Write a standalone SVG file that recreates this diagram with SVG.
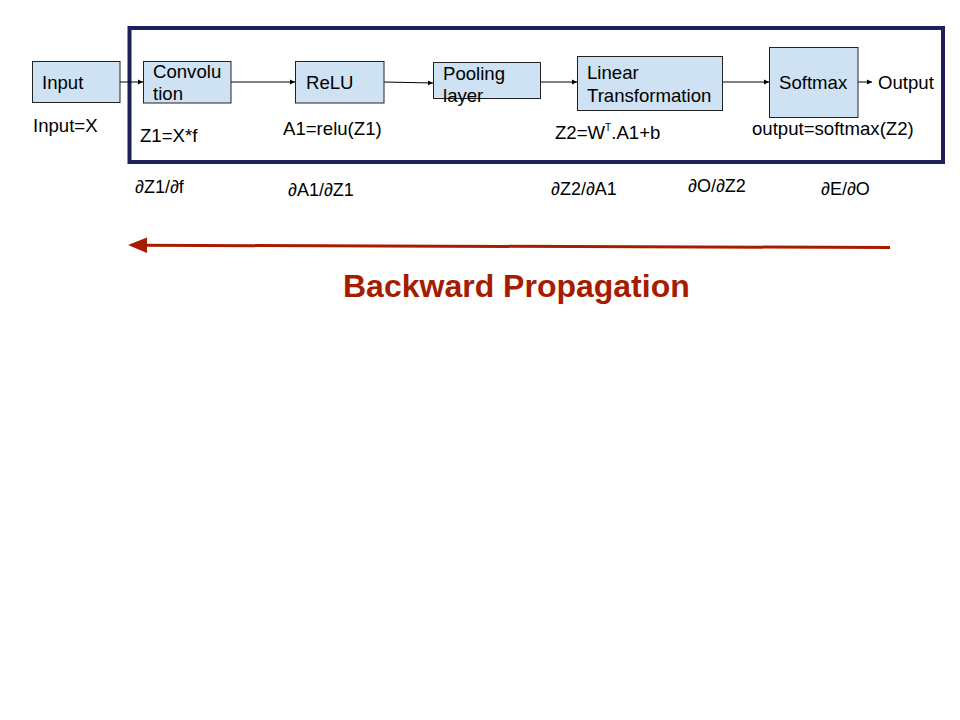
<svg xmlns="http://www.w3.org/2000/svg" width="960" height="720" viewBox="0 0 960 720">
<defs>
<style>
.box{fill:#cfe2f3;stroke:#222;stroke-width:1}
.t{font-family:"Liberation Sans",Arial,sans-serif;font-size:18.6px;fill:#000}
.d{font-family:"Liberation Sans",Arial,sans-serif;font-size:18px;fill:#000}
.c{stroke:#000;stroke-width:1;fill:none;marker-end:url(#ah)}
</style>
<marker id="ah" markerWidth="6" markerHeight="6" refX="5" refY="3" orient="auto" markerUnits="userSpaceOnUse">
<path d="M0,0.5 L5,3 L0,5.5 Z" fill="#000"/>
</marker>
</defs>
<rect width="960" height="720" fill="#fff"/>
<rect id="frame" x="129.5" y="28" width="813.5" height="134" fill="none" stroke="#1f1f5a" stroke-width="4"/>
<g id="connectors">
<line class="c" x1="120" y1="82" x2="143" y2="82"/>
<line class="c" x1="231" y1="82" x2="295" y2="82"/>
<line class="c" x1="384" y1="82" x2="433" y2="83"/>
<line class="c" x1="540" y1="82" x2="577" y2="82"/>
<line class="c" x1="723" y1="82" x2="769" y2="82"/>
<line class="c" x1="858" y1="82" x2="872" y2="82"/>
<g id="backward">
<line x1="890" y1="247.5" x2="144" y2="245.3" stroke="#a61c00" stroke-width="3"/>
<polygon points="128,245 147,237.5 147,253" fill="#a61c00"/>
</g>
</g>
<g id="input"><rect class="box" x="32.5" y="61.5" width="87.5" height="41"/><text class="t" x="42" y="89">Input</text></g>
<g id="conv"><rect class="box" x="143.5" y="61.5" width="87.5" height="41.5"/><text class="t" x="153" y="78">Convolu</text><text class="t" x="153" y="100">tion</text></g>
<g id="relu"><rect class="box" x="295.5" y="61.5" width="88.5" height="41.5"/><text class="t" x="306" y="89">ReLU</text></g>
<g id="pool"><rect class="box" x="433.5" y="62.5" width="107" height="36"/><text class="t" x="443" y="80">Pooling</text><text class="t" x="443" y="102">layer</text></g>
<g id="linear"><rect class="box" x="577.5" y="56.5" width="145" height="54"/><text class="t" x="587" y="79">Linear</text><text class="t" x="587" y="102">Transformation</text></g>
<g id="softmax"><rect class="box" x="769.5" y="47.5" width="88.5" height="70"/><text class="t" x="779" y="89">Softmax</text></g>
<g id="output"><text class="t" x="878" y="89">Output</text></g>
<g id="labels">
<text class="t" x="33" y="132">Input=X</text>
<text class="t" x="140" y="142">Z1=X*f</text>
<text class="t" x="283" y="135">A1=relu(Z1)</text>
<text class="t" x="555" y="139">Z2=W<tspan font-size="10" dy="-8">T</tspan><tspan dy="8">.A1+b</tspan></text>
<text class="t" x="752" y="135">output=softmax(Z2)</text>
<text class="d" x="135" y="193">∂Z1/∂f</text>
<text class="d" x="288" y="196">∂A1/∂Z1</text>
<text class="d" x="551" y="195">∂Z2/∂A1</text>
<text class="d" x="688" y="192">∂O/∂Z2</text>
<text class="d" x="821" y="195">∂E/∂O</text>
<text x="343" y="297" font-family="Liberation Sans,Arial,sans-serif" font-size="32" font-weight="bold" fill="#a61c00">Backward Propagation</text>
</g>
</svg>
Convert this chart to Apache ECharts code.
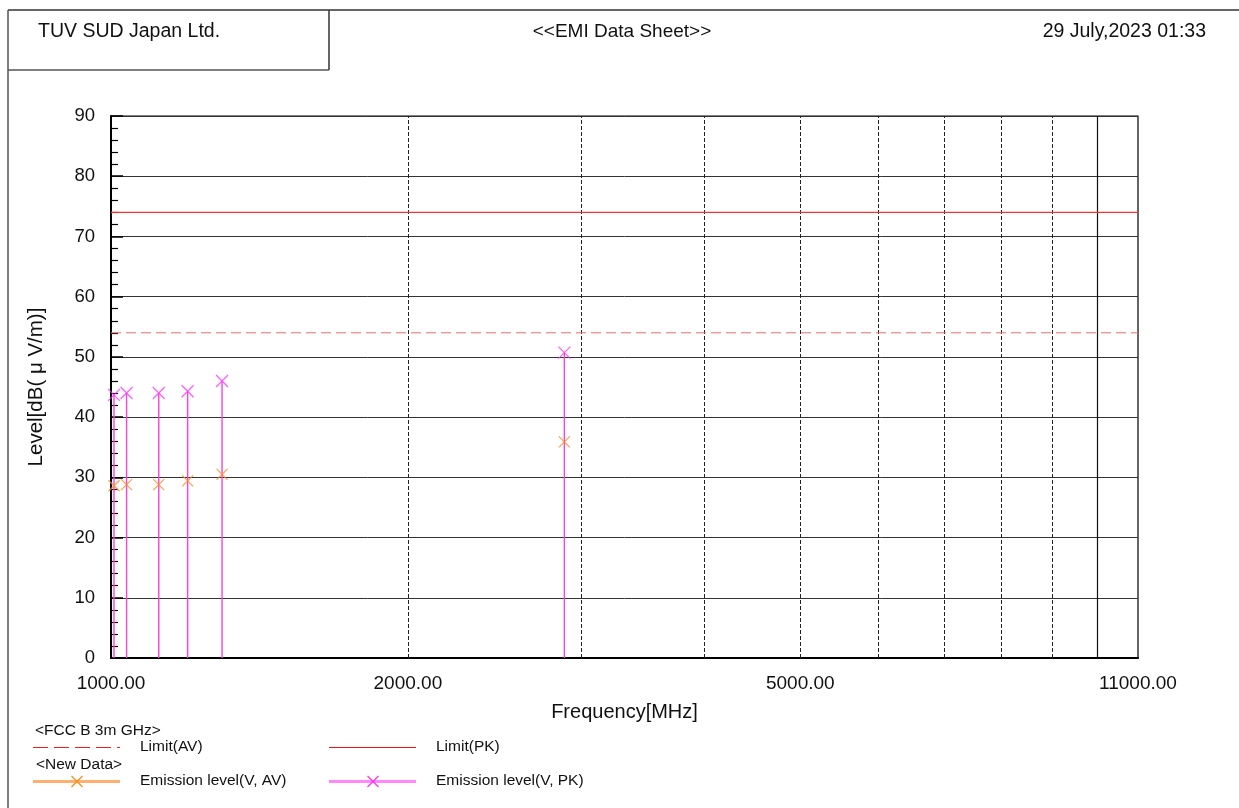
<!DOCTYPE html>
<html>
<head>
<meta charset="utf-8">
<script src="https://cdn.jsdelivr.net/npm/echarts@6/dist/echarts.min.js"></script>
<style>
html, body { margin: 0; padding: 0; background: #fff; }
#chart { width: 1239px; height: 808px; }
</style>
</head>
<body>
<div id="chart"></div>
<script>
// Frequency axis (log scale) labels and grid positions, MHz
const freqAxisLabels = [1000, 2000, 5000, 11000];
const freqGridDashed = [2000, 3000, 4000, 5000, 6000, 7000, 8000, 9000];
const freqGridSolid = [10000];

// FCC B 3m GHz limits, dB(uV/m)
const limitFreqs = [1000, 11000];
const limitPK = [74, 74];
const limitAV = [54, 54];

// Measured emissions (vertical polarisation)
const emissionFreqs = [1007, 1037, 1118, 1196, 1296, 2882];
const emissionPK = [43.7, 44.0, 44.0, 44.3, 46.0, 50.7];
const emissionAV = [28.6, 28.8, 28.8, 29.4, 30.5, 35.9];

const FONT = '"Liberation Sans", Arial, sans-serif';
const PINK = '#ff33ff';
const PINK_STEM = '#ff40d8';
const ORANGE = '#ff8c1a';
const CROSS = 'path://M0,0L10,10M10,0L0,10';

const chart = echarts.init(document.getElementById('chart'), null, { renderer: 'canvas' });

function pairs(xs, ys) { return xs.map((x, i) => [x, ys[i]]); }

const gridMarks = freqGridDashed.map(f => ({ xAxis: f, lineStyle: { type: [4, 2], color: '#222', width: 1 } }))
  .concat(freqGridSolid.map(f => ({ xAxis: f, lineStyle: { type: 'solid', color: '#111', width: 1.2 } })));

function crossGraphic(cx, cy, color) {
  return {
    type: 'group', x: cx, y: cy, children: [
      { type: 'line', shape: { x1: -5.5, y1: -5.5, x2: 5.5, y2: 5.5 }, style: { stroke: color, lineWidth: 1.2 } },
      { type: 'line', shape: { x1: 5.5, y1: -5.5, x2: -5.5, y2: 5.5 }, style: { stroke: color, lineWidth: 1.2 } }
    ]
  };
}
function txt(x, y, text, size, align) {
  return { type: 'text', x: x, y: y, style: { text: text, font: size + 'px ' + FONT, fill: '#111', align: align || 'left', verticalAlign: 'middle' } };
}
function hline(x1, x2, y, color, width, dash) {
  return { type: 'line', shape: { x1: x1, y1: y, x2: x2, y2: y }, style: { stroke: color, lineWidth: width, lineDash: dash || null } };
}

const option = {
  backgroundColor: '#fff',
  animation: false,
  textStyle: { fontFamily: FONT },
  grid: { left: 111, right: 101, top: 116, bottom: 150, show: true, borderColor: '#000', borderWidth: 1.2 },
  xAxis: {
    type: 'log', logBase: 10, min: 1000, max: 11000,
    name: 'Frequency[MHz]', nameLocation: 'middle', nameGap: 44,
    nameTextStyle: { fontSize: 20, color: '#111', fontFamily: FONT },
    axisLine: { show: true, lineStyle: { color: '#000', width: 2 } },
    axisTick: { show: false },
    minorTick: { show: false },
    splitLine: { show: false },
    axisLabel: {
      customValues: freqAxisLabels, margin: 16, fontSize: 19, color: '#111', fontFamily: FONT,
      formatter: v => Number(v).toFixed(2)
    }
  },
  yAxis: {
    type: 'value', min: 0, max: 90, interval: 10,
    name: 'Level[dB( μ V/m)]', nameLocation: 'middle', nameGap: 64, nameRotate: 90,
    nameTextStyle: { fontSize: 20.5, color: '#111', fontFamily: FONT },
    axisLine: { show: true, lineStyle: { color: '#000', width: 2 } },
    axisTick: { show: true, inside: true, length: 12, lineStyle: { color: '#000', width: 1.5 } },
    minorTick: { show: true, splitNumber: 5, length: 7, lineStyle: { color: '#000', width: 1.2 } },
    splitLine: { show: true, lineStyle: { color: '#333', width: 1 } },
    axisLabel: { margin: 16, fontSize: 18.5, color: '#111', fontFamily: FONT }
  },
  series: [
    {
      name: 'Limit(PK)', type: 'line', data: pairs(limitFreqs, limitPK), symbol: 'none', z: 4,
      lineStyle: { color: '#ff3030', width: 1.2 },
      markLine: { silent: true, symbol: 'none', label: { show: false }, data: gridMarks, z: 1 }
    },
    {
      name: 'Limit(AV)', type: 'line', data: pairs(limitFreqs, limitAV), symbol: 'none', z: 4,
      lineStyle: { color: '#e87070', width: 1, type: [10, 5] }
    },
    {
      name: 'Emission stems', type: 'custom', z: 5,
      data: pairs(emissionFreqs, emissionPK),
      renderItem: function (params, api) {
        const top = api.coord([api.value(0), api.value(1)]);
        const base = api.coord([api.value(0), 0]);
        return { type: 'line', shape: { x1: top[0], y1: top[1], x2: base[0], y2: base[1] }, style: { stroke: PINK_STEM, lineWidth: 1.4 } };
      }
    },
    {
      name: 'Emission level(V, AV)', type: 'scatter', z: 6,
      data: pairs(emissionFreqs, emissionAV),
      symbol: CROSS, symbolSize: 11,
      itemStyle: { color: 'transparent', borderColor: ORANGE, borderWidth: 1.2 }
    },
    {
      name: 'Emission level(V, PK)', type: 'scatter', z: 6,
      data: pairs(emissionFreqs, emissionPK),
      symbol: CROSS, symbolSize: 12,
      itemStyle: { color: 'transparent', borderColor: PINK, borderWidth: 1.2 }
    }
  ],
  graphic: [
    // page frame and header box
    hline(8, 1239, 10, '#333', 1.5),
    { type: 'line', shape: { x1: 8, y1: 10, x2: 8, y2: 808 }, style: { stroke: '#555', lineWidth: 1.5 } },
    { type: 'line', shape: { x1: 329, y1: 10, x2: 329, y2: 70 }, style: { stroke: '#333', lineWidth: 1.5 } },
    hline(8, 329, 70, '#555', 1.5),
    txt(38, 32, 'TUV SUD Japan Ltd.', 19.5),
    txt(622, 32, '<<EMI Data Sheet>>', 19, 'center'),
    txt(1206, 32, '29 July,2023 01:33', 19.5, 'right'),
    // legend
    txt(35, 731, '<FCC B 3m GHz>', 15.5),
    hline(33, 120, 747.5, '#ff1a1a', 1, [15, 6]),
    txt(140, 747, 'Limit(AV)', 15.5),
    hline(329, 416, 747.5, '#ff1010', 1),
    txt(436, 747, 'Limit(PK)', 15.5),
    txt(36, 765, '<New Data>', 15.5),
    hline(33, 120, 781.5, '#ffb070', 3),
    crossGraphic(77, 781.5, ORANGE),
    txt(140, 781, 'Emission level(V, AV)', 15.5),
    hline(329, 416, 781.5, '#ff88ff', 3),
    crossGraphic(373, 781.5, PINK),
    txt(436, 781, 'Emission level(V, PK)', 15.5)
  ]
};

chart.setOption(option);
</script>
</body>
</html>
* * *
#### EXERCISE TASK:
Leaving out all pictures, set down exactly the lines of the material above, from the line with "Convert this chart to Apache ECharts code." to the line with "color: '#111', width: 1.2" inclusive, and no others.

#### EXPECTED ANSWER:
Convert this chart to Apache ECharts code.
<!DOCTYPE html>
<html>
<head>
<meta charset="utf-8">
<script src="https://cdn.jsdelivr.net/npm/echarts@6/dist/echarts.min.js"></script>
<style>
html, body { margin: 0; padding: 0; background: #fff; }
#chart { width: 1239px; height: 808px; }
</style>
</head>
<body>
<div id="chart"></div>
<script>
// Frequency axis (log scale) labels and grid positions, MHz
const freqAxisLabels = [1000, 2000, 5000, 11000];
const freqGridDashed = [2000, 3000, 4000, 5000, 6000, 7000, 8000, 9000];
const freqGridSolid = [10000];

// FCC B 3m GHz limits, dB(uV/m)
const limitFreqs = [1000, 11000];
const limitPK = [74, 74];
const limitAV = [54, 54];

// Measured emissions (vertical polarisation)
const emissionFreqs = [1007, 1037, 1118, 1196, 1296, 2882];
const emissionPK = [43.7, 44.0, 44.0, 44.3, 46.0, 50.7];
const emissionAV = [28.6, 28.8, 28.8, 29.4, 30.5, 35.9];

const FONT = '"Liberation Sans", Arial, sans-serif';
const PINK = '#ff33ff';
const PINK_STEM = '#ff40d8';
const ORANGE = '#ff8c1a';
const CROSS = 'path://M0,0L10,10M10,0L0,10';

const chart = echarts.init(document.getElementById('chart'), null, { renderer: 'canvas' });

function pairs(xs, ys) { return xs.map((x, i) => [x, ys[i]]); }

const gridMarks = freqGridDashed.map(f => ({ xAxis: f, lineStyle: { type: [4, 2], color: '#222', width: 1 } }))
  .concat(freqGridSolid.map(f => ({ xAxis: f, lineStyle: { type: 'solid', color: '#111', width: 1.2 } })));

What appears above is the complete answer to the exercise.